Begin at the line containing "Write the TikZ code for this diagram." in the entries below and end at the line containing "(lL) at (128,949)"; transcribe that range exactly and nothing outside it.

| Supplied records |
□ □ □ □ □

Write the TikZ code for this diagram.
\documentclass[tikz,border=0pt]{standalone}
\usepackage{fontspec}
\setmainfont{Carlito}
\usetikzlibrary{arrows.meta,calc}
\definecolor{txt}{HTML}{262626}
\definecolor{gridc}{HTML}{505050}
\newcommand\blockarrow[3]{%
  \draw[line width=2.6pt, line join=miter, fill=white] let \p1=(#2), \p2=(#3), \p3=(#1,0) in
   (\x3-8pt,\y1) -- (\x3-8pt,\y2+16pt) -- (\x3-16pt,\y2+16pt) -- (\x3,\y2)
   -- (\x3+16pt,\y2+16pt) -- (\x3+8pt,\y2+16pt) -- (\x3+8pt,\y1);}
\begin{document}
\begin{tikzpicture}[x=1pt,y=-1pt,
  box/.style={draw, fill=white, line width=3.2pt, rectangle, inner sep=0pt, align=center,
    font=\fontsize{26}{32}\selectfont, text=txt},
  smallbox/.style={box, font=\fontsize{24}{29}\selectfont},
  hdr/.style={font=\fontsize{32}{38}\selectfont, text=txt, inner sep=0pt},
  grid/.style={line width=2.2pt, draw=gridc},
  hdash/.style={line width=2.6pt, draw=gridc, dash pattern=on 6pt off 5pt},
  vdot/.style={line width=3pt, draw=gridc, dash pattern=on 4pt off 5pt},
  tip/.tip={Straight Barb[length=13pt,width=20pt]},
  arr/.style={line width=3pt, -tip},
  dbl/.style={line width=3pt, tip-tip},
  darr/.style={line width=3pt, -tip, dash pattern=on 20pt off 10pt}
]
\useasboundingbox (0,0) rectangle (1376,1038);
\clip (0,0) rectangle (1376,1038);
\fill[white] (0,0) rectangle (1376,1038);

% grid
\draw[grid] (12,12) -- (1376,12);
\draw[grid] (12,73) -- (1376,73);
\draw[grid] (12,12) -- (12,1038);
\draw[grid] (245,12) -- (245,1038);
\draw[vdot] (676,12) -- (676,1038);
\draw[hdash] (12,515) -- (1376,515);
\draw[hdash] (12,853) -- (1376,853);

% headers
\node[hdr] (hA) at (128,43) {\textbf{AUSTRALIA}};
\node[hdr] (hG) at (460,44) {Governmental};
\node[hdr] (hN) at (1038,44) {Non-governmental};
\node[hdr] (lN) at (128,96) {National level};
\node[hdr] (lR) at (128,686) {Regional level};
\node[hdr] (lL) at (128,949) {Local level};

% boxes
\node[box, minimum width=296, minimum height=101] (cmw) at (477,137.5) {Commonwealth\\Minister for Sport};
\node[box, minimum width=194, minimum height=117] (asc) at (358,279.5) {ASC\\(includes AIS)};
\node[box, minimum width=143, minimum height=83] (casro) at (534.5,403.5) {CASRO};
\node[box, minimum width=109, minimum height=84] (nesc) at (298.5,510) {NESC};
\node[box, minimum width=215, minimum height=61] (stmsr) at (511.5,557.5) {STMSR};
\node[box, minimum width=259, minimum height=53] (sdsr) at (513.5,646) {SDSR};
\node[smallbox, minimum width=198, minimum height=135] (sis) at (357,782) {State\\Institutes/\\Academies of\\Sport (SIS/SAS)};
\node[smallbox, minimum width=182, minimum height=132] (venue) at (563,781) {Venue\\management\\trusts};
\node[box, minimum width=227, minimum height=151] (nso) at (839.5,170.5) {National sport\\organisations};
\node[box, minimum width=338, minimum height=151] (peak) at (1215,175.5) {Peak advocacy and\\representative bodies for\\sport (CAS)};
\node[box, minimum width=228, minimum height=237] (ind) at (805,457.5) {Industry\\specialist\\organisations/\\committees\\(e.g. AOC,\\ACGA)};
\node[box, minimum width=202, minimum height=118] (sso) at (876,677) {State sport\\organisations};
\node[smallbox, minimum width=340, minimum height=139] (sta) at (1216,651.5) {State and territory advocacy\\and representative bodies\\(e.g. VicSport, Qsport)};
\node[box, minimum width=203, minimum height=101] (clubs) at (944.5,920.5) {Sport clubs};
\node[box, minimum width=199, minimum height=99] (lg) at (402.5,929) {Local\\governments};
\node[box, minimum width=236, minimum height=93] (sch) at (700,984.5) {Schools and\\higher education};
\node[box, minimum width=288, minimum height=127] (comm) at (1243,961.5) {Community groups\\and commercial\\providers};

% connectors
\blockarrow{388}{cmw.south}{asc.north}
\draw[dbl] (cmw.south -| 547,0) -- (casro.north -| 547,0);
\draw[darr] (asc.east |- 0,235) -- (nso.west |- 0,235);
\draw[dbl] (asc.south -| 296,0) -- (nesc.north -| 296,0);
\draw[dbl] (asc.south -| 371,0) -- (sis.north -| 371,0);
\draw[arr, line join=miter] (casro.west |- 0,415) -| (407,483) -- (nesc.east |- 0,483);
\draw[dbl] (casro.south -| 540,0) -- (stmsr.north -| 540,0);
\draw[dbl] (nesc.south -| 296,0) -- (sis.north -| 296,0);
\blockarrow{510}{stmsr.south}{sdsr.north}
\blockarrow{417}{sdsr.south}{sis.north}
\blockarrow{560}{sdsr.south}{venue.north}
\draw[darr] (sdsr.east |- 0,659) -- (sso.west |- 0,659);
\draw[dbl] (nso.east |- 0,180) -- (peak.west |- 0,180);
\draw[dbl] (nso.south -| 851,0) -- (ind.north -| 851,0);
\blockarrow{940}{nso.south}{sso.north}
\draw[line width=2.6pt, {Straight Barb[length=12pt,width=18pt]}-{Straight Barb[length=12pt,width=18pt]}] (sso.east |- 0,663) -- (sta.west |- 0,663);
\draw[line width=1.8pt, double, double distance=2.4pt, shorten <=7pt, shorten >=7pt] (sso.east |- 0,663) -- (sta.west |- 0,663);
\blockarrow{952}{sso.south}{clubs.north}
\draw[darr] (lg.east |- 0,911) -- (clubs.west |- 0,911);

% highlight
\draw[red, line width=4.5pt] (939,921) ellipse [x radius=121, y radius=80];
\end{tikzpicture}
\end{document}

□ □ □ □ □

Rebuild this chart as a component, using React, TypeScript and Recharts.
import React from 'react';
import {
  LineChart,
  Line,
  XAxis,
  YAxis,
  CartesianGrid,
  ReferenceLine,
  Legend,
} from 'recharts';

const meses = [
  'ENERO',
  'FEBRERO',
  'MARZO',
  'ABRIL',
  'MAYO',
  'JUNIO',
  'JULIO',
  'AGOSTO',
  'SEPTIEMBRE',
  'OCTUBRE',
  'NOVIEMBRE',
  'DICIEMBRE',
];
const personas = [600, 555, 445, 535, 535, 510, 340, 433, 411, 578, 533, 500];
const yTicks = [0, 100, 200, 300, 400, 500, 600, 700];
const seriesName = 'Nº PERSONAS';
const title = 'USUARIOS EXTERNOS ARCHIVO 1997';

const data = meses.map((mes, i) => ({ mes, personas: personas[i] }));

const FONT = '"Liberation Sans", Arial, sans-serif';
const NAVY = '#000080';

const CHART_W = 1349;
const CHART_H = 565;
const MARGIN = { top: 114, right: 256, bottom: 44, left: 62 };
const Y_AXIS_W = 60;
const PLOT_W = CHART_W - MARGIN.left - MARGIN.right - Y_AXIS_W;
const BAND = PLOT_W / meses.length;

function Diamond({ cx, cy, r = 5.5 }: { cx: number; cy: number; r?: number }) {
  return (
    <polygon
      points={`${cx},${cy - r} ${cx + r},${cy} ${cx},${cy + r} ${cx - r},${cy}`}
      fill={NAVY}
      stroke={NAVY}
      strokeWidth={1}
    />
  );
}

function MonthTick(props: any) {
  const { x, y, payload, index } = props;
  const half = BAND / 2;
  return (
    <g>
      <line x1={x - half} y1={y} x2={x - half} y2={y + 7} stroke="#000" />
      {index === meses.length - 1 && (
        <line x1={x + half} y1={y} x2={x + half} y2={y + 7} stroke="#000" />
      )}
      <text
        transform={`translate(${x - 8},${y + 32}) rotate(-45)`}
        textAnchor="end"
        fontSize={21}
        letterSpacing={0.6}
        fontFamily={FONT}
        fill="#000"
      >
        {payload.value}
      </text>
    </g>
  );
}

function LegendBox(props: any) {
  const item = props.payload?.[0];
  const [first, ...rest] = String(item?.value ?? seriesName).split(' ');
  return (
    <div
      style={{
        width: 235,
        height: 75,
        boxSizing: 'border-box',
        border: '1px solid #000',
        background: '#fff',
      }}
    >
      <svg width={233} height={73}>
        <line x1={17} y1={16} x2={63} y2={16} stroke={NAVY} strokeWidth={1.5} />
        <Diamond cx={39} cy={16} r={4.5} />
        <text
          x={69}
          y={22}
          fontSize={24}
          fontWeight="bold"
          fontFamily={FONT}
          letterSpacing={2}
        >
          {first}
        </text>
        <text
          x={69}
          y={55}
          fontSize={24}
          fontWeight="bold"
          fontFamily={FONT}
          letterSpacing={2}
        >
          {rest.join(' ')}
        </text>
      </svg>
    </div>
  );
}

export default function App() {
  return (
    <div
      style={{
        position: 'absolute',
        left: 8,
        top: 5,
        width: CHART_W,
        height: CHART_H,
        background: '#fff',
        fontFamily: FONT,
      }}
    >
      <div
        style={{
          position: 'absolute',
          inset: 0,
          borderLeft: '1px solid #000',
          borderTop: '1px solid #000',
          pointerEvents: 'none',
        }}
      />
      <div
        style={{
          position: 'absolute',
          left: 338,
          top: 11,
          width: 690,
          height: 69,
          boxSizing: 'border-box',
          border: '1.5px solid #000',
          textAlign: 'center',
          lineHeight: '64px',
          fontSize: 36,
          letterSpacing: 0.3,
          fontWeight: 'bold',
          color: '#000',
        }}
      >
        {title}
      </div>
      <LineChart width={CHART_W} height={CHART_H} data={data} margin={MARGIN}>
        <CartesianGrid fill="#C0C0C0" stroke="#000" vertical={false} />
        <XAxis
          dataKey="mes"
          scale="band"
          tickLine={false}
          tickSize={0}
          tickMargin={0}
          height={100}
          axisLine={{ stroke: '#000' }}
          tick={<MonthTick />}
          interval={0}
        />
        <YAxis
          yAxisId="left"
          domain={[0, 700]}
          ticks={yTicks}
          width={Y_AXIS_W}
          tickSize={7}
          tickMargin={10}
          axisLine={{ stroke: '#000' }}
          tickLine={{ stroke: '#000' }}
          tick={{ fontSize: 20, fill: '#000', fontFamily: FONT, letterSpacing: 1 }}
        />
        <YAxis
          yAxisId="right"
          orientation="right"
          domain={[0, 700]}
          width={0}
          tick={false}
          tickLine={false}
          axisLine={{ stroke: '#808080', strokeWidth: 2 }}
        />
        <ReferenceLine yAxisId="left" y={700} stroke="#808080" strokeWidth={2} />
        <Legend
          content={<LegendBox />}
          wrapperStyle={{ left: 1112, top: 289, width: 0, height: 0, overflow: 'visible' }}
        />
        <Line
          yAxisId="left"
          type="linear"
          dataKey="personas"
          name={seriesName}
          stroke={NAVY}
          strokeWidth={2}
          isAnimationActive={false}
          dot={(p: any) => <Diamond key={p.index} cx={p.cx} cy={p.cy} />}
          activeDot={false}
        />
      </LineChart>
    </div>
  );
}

□ □ □ □ □

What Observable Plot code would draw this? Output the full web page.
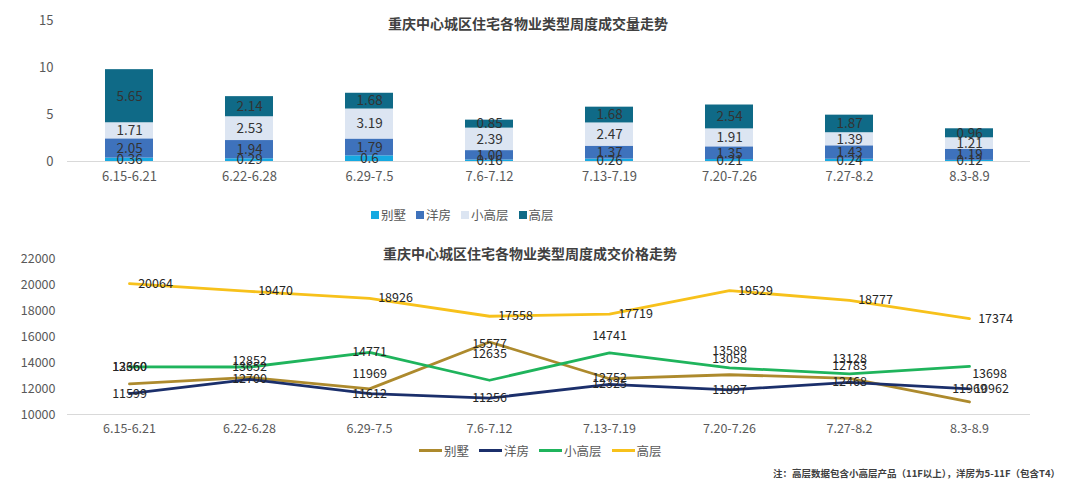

□ □ □ □ □

| Final result |
Write the TikZ code for this diagram.
\documentclass[tikz,border=0pt]{standalone}
\usepackage{fontspec}
\setmainfont{Carlito}
\usetikzlibrary{arrows.meta,calc}
\definecolor{txt}{HTML}{262626}
\definecolor{gridc}{HTML}{505050}
\newcommand\blockarrow[3]{%
  \draw[line width=2.6pt, line join=miter, fill=white] let \p1=(#2), \p2=(#3), \p3=(#1,0) in
   (\x3-8pt,\y1) -- (\x3-8pt,\y2+16pt) -- (\x3-16pt,\y2+16pt) -- (\x3,\y2)
   -- (\x3+16pt,\y2+16pt) -- (\x3+8pt,\y2+16pt) -- (\x3+8pt,\y1);}
\begin{document}
\begin{tikzpicture}[x=1pt,y=-1pt,
  box/.style={draw, fill=white, line width=3.2pt, rectangle, inner sep=0pt, align=center,
    font=\fontsize{26}{32}\selectfont, text=txt},
  smallbox/.style={box, font=\fontsize{24}{29}\selectfont},
  hdr/.style={font=\fontsize{32}{38}\selectfont, text=txt, inner sep=0pt},
  grid/.style={line width=2.2pt, draw=gridc},
  hdash/.style={line width=2.6pt, draw=gridc, dash pattern=on 6pt off 5pt},
  vdot/.style={line width=3pt, draw=gridc, dash pattern=on 4pt off 5pt},
  tip/.tip={Straight Barb[length=13pt,width=20pt]},
  arr/.style={line width=3pt, -tip},
  dbl/.style={line width=3pt, tip-tip},
  darr/.style={line width=3pt, -tip, dash pattern=on 20pt off 10pt}
]
\useasboundingbox (0,0) rectangle (1376,1038);
\clip (0,0) rectangle (1376,1038);
\fill[white] (0,0) rectangle (1376,1038);

% grid
\draw[grid] (12,12) -- (1376,12);
\draw[grid] (12,73) -- (1376,73);
\draw[grid] (12,12) -- (12,1038);
\draw[grid] (245,12) -- (245,1038);
\draw[vdot] (676,12) -- (676,1038);
\draw[hdash] (12,515) -- (1376,515);
\draw[hdash] (12,853) -- (1376,853);

% headers
\node[hdr] (hA) at (128,43) {\textbf{AUSTRALIA}};
\node[hdr] (hG) at (460,44) {Governmental};
\node[hdr] (hN) at (1038,44) {Non-governmental};
\node[hdr] (lN) at (128,96) {National level};
\node[hdr] (lR) at (128,686) {Regional level};
\node[hdr] (lL) at (128,949) {Local level};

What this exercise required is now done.